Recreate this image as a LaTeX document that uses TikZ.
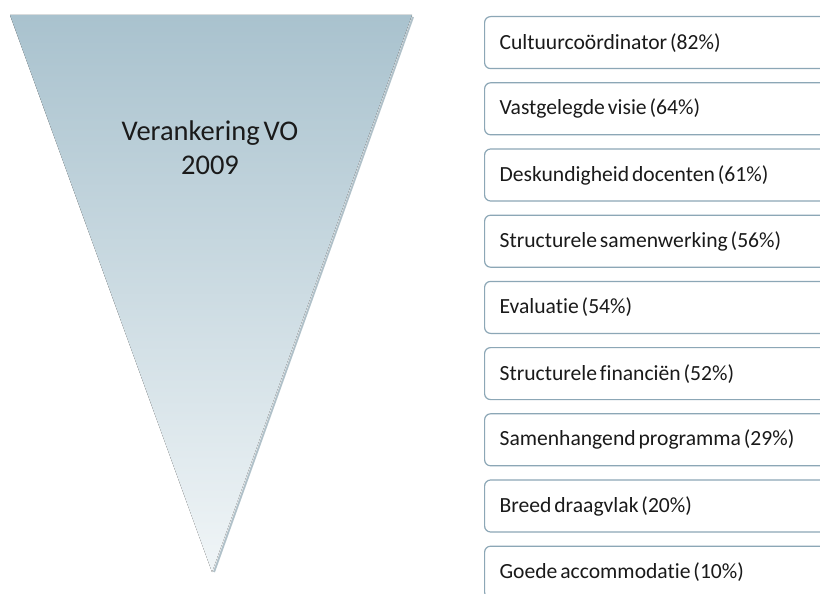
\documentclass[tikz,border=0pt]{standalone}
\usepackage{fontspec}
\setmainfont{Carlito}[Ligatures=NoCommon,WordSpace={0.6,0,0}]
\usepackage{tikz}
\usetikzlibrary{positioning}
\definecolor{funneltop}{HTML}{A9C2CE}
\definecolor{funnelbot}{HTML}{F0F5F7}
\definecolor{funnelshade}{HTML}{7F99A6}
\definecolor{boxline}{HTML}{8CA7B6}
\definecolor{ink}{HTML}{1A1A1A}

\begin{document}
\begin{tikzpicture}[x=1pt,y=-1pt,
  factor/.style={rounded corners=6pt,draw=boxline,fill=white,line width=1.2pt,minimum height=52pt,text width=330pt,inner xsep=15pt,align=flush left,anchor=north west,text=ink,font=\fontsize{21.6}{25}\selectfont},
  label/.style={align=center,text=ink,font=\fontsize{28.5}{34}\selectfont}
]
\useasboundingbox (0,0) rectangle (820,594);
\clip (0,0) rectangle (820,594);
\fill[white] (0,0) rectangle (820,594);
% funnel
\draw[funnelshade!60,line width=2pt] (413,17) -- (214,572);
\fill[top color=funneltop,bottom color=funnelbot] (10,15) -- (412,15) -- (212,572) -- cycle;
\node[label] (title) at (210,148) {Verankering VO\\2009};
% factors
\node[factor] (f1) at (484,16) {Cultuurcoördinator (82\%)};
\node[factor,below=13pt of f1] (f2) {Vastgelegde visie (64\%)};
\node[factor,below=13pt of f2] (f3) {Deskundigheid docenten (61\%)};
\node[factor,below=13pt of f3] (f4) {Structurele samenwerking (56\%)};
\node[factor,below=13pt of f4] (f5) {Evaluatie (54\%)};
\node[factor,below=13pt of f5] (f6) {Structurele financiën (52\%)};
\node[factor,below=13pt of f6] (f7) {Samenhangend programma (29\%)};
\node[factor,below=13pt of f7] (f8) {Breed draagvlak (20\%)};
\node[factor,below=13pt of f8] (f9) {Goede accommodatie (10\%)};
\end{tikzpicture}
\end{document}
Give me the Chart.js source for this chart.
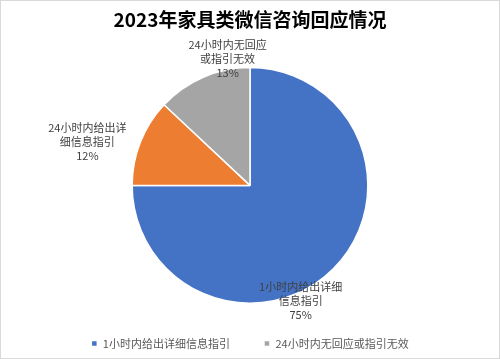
**********
* Job: From the data above, work out how many lines hold "this". Answer with the number alone.

* Task response: 2